Although my parents struggled to keep the house going, as I grew older, I realized the importance of the foundation and example they set for my brother and me. Home ownership is a big deal and is a hallmark investment that establishes wealth and financial security. But for black folks, home ownership — a major goal of the American Dream — has been elusive for many reasons, but primarily was the result of racism and discrimination.
For example, in 1968 starting with the Civil Rights era, the black home ownership rate increased for 30 straight years and reached nearly 50 percent of the African American population in 2004, but all those gains have been wiped out in the last 15 years, largely as a result of the devastating housing foreclosure crisis in 2007. Of course, blacks were hurt the worst — losing more than 6 percent of their homes nationwide, versus white losses of only 2 percent on average — and have had the most difficult time recovering. Currently black home ownership is at a 50–year low, lower than what it was when discrimination was legal, according to the U.S. Census Bureau.
When my momma and daddy bought their first home, the American middle class was just establishing its footing in society for the majority of the population, so getting signatures for a mortgage — along with some type of steady income — were fairly basic and simple requirements. But my parents would be shocked at the level of sophistication involved in securing a mortgage these days.
Indeed, because of that sophistication on top of the familiar bigotry and racism, black home ownership is farther out of reach now than ever before. And the problem is made worse by the lack of wealth equity, savings, educational achievement, and even health issues — all problematic and classic dysfunctions typical of poor black communities. In 1954, my daddy couldn’t sign mortgage papers because he couldn’t read and write; fast forward 70 years later and that obstacle is just one of a list of black home buyers’ concerns.
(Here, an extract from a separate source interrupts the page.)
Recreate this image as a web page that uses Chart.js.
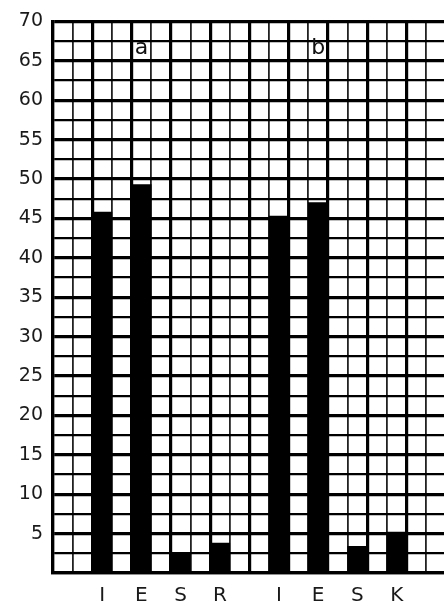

Aside from institutionalized discriminatory factors, such as red-lining, the decline in black home ownership rates are many and complicated. Various studies have shown that African Americans as a group compared with whites have lower credit scores, lower incomes and education levels, leading to fewer home ownership rates, which ultimately contribute to the social problems that prevent home ownership, a primary wealth-building tool.
In recent Pew Research, it was determined that the wealth of white households is 13 times greater than that of black households up from eight times the wealth of blacks in 2010. Indeed, African American home ownership is going nowhere fast, in spite of what some politicians, especially President Trump, would have you believe.
The falling homeowner rates are troubling in terms of future wealth for blacks, and has deep social implications. The impact on the quality of schools, the ability to draw national business brands, police protection, and other city services are all reflected in home ownership in any given neighborhood. Further, the foreclosure ownership loss represented over a trillion dollars of black wealth, and it is projected that it will take generations to return to pre-2007 levels.
The National Association of Real Estate Brokers, an African-American group created in the 1940’s to promote home ownership, points to a list of issues that are causes for concern going forward; potential black buyers are fearful of getting involved in the same sub-prime debacle that was partly responsible for the 2007 foreclosure crisis. In that scenario, lenders often led buyers into risky, high-interest sub-prime loans, even though many were qualified for less costly and routine conventional loans. During this predatory lending, many homeowners re-financed their loans leaving them with nothing when the crisis hit.
As if she saw into the future, my momma predicted a crisis a year or so before she died, “Keep the house in good shape if you can, just in case you ever want to sell it.” The house was on the lower East Side of Detroit and was still in fairly good condition. But the surrounding area in that part of town had deteriorated over the years, and it no longer had any resale value.
So, as with many homeowners in a depressed Detroit, there was nothing left to do but sell the land back to the city for little or nothing. Indeed, Mayor Mike Duggan recently proposed a $250 million bond program to remove what’s left of the old homes in the area, which means more neighborhoods could be targeted and more Detroit residents could do the work. “We’ve taken down 19,000 houses in the past five years. We have 19,000 more to go,” Duggan said.
My hard-working daddy couldn’t read and write, but he and momma worked years to get and maintain that home; now it was reduced to nothing but urban blight.